* _TASK TO COMPLETE_
Your task is to retype the lines from the opening of the material through the line that includes "type Pt = [number, number]". Do not copy the pictures.

────────

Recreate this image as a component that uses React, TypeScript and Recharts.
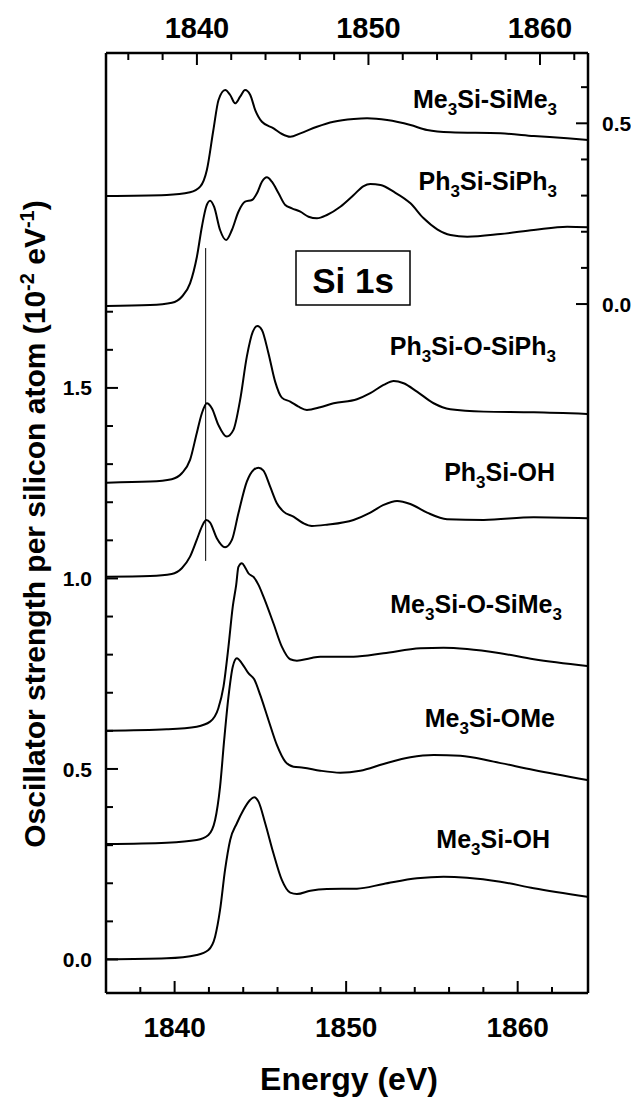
import { Line, LineChart, XAxis, YAxis } from 'recharts'

type Pt = [number, number]

// energy (eV, bottom axis) vs oscillator strength (left axis)
const PH3SI_O_SIPH3: Pt[] = [
  [1836.04, 1.2514], [1838.57, 1.2541], [1839.83, 1.2604], [1840.42, 1.2761], [1840.9, 1.311],
  [1841.29, 1.3811], [1841.59, 1.4336], [1841.88, 1.4598], [1842.17, 1.4467], [1842.55, 1.4029],
  [1843.04, 1.3722], [1843.43, 1.3898], [1843.82, 1.4685], [1844.21, 1.5822], [1844.56, 1.6478],
  [1844.83, 1.6627], [1845.09, 1.6522], [1845.47, 1.5911], [1845.86, 1.5165], [1846.25, 1.4745],
  [1846.74, 1.464], [1847.22, 1.4509], [1847.71, 1.4423], [1848.49, 1.4493], [1849.27, 1.4598],
  [1850.63, 1.4703], [1851.41, 1.4861], [1852.18, 1.5079], [1852.77, 1.5184], [1853.35, 1.5123],
  [1854.13, 1.4903], [1855.1, 1.4598], [1856.07, 1.4441], [1858.02, 1.4378], [1860.94, 1.4362],
  [1864.05, 1.4318],
]

const PH3SI_OH: Pt[] = [
  [1836.04, 1.0047], [1838.57, 1.0066], [1839.83, 1.0118], [1840.42, 1.0268], [1840.9, 1.0572],
  [1841.29, 1.1011], [1841.59, 1.136], [1841.84, 1.1535], [1842.07, 1.1465], [1842.46, 1.1055],
  [1842.94, 1.0819], [1843.34, 1.1011], [1843.72, 1.1711], [1844.21, 1.2541], [1844.6, 1.2848],
  [1844.89, 1.2908], [1845.18, 1.2829], [1845.57, 1.2409], [1845.96, 1.1974], [1846.35, 1.1753],
  [1846.93, 1.1622], [1847.51, 1.1449], [1848.0, 1.1378], [1848.88, 1.1412], [1850.43, 1.1535],
  [1851.41, 1.1727], [1852.18, 1.1929], [1852.97, 1.2034], [1853.74, 1.1955], [1854.72, 1.1727],
  [1855.88, 1.1554], [1858.02, 1.1535], [1860.94, 1.1606], [1864.05, 1.158],
]

const ME3SI_O_SIME3: Pt[] = [
  [1836.04, 0.6005], [1839.54, 0.6042], [1841.29, 0.611], [1842.07, 0.6241], [1842.55, 0.6593],
  [1842.85, 0.716], [1843.14, 0.821], [1843.39, 0.926], [1843.59, 0.983], [1843.72, 1.0302],
  [1843.92, 1.0399], [1844.11, 1.0289], [1844.3, 1.0136], [1844.6, 1.0039], [1844.89, 0.983],
  [1845.18, 0.9522], [1845.76, 0.8824], [1846.25, 0.821], [1846.74, 0.7879], [1847.13, 0.7843],
  [1847.91, 0.7906], [1848.49, 0.7948], [1850.43, 0.7948], [1852.18, 0.8037], [1854.33, 0.8168],
  [1855.68, 0.8184], [1857.05, 0.815], [1858.99, 0.8037], [1860.94, 0.7879], [1864.05, 0.7703],
]

const ME3SI_OME: Pt[] = [
  [1836.04, 0.3031], [1839.54, 0.3066], [1841.29, 0.3136], [1841.97, 0.3268], [1842.36, 0.3661],
  [1842.65, 0.4535], [1842.89, 0.5761], [1843.14, 0.6898], [1843.39, 0.7685], [1843.63, 0.7906],
  [1843.92, 0.7774], [1844.3, 0.7512], [1844.64, 0.7354], [1844.99, 0.6942], [1845.47, 0.6286],
  [1845.96, 0.563], [1846.45, 0.5192], [1846.93, 0.506], [1847.51, 0.5034], [1848.49, 0.4955],
  [1849.66, 0.4903], [1850.82, 0.4955], [1852.18, 0.5131], [1853.74, 0.5307], [1855.1, 0.5367],
  [1856.66, 0.5349], [1858.6, 0.5192], [1860.94, 0.4974], [1864.05, 0.4711],
]

const ME3SI_OH: Pt[] = [
  [1836.04, 0.0005], [1839.54, 0.0031], [1841.29, 0.0118], [1841.97, 0.0249], [1842.36, 0.0598],
  [1842.65, 0.1299], [1842.94, 0.2349], [1843.24, 0.3136], [1843.63, 0.3575], [1844.01, 0.3924],
  [1844.4, 0.4186], [1844.64, 0.4257], [1844.89, 0.4142], [1845.28, 0.3575], [1845.76, 0.2787],
  [1846.25, 0.2087], [1846.74, 0.1753], [1847.13, 0.1719], [1847.91, 0.1806], [1848.88, 0.185],
  [1850.63, 0.1858], [1852.18, 0.1982], [1854.13, 0.2131], [1855.68, 0.2173], [1857.05, 0.2147],
  [1858.99, 0.2042], [1860.94, 0.1869], [1864.05, 0.1648],
]

// these two go against the top energy axis and the right-hand scale
const ME3SI_SIME3: Pt[] = [
  [1834.74, 0.2988], [1838.24, 0.3016], [1839.6, 0.309], [1840.19, 0.3246], [1840.58, 0.3708],
  [1840.96, 0.4815], [1841.26, 0.5645], [1841.65, 0.5921], [1841.94, 0.5783], [1842.23, 0.5553],
  [1842.52, 0.5736], [1842.81, 0.5921], [1843.11, 0.5783], [1843.4, 0.5368], [1843.79, 0.5044],
  [1844.47, 0.4862], [1844.96, 0.4704], [1845.44, 0.4629], [1846.03, 0.4723], [1847.0, 0.4906],
  [1847.97, 0.5044], [1849.14, 0.5119], [1849.92, 0.5138], [1851.09, 0.5091], [1852.45, 0.4953],
  [1853.42, 0.4815], [1854.78, 0.4751], [1857.7, 0.4723], [1859.64, 0.4649], [1861.59, 0.4585],
  [1862.8, 0.4538],
]

const PH3SI_SIPH3: Pt[] = [
  [1834.74, -0.0055], [1837.27, -0.0028], [1838.54, 0.0036], [1839.12, 0.0202], [1839.6, 0.0573],
  [1840.0, 0.1309], [1840.29, 0.2139], [1840.54, 0.2692], [1840.77, 0.2858], [1841.0, 0.2692],
  [1841.35, 0.2048], [1841.7, 0.1771], [1842.04, 0.2048], [1842.42, 0.2554], [1842.81, 0.2831],
  [1843.21, 0.2878], [1843.5, 0.3063], [1843.79, 0.3384], [1844.08, 0.3506], [1844.37, 0.3384],
  [1844.76, 0.3063], [1845.15, 0.2739], [1845.54, 0.2648], [1846.03, 0.2554], [1846.51, 0.2416],
  [1847.0, 0.2371], [1847.58, 0.2463], [1848.36, 0.2692], [1849.14, 0.3016], [1849.72, 0.3265],
  [1850.11, 0.332], [1850.7, 0.3293], [1851.47, 0.3107], [1852.45, 0.2786], [1853.22, 0.2371],
  [1854.01, 0.2067], [1854.78, 0.1909], [1855.76, 0.1862], [1857.7, 0.1937], [1859.64, 0.2048],
  [1861.59, 0.2139], [1862.8, 0.2122],
]

// thin vertical marker at the first Ph3Si peak
const MARKER: Pt[] = [[1841.81, 1.046], [1841.81, 1.867]]

const BOTTOM_TICKS = [1838, 1840, 1842, 1844, 1846, 1848, 1850, 1852, 1854, 1856, 1858, 1860, 1862]
const TOP_TICKS = [1836, 1838, 1840, 1842, 1844, 1846, 1848, 1850, 1852, 1854, 1856, 1858, 1860, 1862]
const X_LABELS = [1840, 1850, 1860]
const LEFT_TICKS = [0, 0.1, 0.2, 0.3, 0.4, 0.5, 0.6, 0.7, 0.8, 0.9, 1.0, 1.1, 1.2, 1.3, 1.4, 1.5, 1.6, 1.7]
const LEFT_LABELS = [0, 0.5, 1.0, 1.5]
const RIGHT_TICKS = [0, 0.1, 0.2, 0.3, 0.4, 0.5, 0.6]
const RIGHT_LABELS = [0, 0.5]

const FONT = '"Liberation Sans", Arial, Helvetica, sans-serif'
const INK = '#000'

const rows = (pts: Pt[]) => pts.map(([e, v]) => ({ e, v }))
const isLabel = (list: number[], v: number) => list.some((l) => Math.abs(l - v) < 1e-6)

function BottomTick({ x, y, payload }: any) {
  const major = isLabel(X_LABELS, payload.value)
  return (
    <g>
      <line x1={x} x2={x} y1={y} y2={y - (major ? 12 : 6)} stroke={INK} strokeWidth={2} />
      {major && (
        <text x={x} y={y + 44} textAnchor="middle" fontSize={28} fontWeight={700} fontFamily={FONT} fill={INK}>
          {payload.value}
        </text>
      )}
    </g>
  )
}

function TopTick({ x, y, payload }: any) {
  const major = isLabel(X_LABELS, payload.value)
  return (
    <g>
      <line x1={x} x2={x} y1={y} y2={y + (major ? 12 : 7)} stroke={INK} strokeWidth={2} />
      {major && (
        <text x={x} y={y - 15} textAnchor="middle" fontSize={29} fontWeight={700} fontFamily={FONT} fill={INK}>
          {payload.value}
        </text>
      )}
    </g>
  )
}

function LeftTick({ x, y, payload }: any) {
  const major = isLabel(LEFT_LABELS, payload.value)
  return (
    <g>
      <line x1={x} x2={x + (major ? 12 : 7)} y1={y} y2={y} stroke={INK} strokeWidth={2} />
      {major && (
        <text x={x - 14} y={y} dy="0.36em" textAnchor="end" fontSize={21} fontWeight={700} fontFamily={FONT} fill={INK}>
          {payload.value.toFixed(1)}
        </text>
      )}
    </g>
  )
}

function RightTick({ x, y, payload }: any) {
  const major = isLabel(RIGHT_LABELS, payload.value)
  return (
    <g>
      <line x1={x} x2={x - (major ? 12 : 7)} y1={y} y2={y} stroke={INK} strokeWidth={2} />
      {major && (
        <text x={x + 14} y={y} dy="0.36em" textAnchor="start" fontSize={21} fontWeight={700} fontFamily={FONT} fill={INK}>
          {payload.value.toFixed(1)}
        </text>
      )}
    </g>
  )
}

// "Me_3Si" -> Me + subscript 3 + Si
function Formula({ x, y, text }: { x: number; y: number; text: string }) {
  const parts = text.split(/_(\d)/)
  return (
    <text x={x} y={y} textAnchor="end" fontSize={25} fontWeight={700} fontFamily={FONT} fill={INK}>
      {parts.map((p, i) =>
        i % 2 === 1 ? (
          <tspan key={i} fontSize={17} dy={7}>{p}</tspan>
        ) : p ? (
          <tspan key={i} dy={i > 0 ? -7 : 0}>{p}</tspan>
        ) : null,
      )}
    </text>
  )
}

const axisLine = { stroke: INK, strokeWidth: 2.5 }

export default function App() {
  return (
    <div style={{ position: 'relative', width: 631, height: 1089, background: '#fff' }}>
      <LineChart width={631} height={1089} margin={{ top: 15, right: 6, bottom: 44, left: 38 }}>
        <XAxis
          xAxisId="bottom"
          dataKey="e"
          type="number"
          domain={[1836, 1864.1]}
          allowDataOverflow
          ticks={BOTTOM_TICKS}
          interval={0}
          height={60}
          tickSize={0}
          tickMargin={0}
          tickLine={false}
          axisLine={axisLine}
          tick={<BottomTick />}
        />
        <XAxis
          xAxisId="top"
          orientation="top"
          dataKey="e"
          type="number"
          domain={[1834.7, 1862.8]}
          allowDataOverflow
          ticks={TOP_TICKS}
          interval={0}
          height={30}
          tickSize={0}
          tickMargin={0}
          tickLine={false}
          axisLine={axisLine}
          tick={<TopTick />}
        />
        <YAxis
          yAxisId="left"
          type="number"
          domain={[-0.088, 2.379]}
          allowDataOverflow
          ticks={LEFT_TICKS}
          interval={0}
          width={60}
          tickSize={0}
          tickMargin={0}
          tickLine={false}
          axisLine={axisLine}
          tick={<LeftTick />}
        />
        <YAxis
          yAxisId="right"
          orientation="right"
          type="number"
          domain={[-1.906, 0.6945]}
          allowDataOverflow
          ticks={RIGHT_TICKS}
          interval={0}
          width={45}
          tickSize={0}
          tickMargin={0}
          tickLine={false}
          axisLine={axisLine}
          tick={<RightTick />}
        />

        {[PH3SI_O_SIPH3, PH3SI_OH, ME3SI_O_SIME3, ME3SI_OME, ME3SI_OH].map((pts, i) => (
          <Line
            key={i}
            data={rows(pts)}
            dataKey="v"
            xAxisId="bottom"
            yAxisId="left"
            type="monotone"
            stroke={INK}
            strokeWidth={2}
            dot={false}
            isAnimationActive={false}
          />
        ))}
        {[ME3SI_SIME3, PH3SI_SIPH3].map((pts, i) => (
          <Line
            key={`t${i}`}
            data={rows(pts)}
            dataKey="v"
            xAxisId="top"
            yAxisId="right"
            type="monotone"
            stroke={INK}
            strokeWidth={2}
            dot={false}
            isAnimationActive={false}
          />
        ))}
        <Line
          data={rows(MARKER)}
          dataKey="v"
          xAxisId="bottom"
          yAxisId="left"
          type="linear"
          stroke={INK}
          strokeWidth={1}
          dot={false}
          isAnimationActive={false}
        />
      </LineChart>

      <svg width={631} height={1089} style={{ position: 'absolute', left: 0, top: 0, pointerEvents: 'none' }}>
        <Formula x={549} y={100} text="Me_3Si-SiMe_3" />
        <Formula x={549} y={182} text="Ph_3Si-SiPh_3" />
        <Formula x={548} y={347} text="Ph_3Si-O-SiPh_3" />
        <Formula x={547} y={473} text="Ph_3Si-OH" />
        <Formula x={554} y={605} text="Me_3Si-O-SiMe_3" />
        <Formula x={547} y={719} text="Me_3Si-OMe" />
        <Formula x={542} y={840} text="Me_3Si-OH" />

        <rect x={288} y={243} width={114} height={54} fill="none" stroke={INK} strokeWidth={1.5} />
        <text x={345} y={285} textAnchor="middle" fontSize={35} fontWeight={700} fontFamily={FONT} fill={INK}>
          Si 1s
        </text>

        <text x={341} y={1082} textAnchor="middle" fontSize={32} fontWeight={700} fontFamily={FONT} fill={INK}>
          Energy (eV)
        </text>
        <text
          x={37}
          y={516}
          transform="rotate(-90 37 516)"
          textAnchor="middle"
          fontSize={30}
          fontWeight={700}
          fontFamily={FONT}
          fill={INK}
        >
          Oscillator strength per silicon atom (10
          <tspan fontSize={20} dy={-11}>-2</tspan>
          <tspan dy={11}> eV</tspan>
          <tspan fontSize={20} dy={-11}>-1</tspan>
          <tspan dy={11}>)</tspan>
        </text>
      </svg>
    </div>
  )
}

────────

* _TASK RESULT_
Recreate this image as a component that uses React, TypeScript and Recharts.
import { Line, LineChart, XAxis, YAxis } from 'recharts'

type Pt = [number, number]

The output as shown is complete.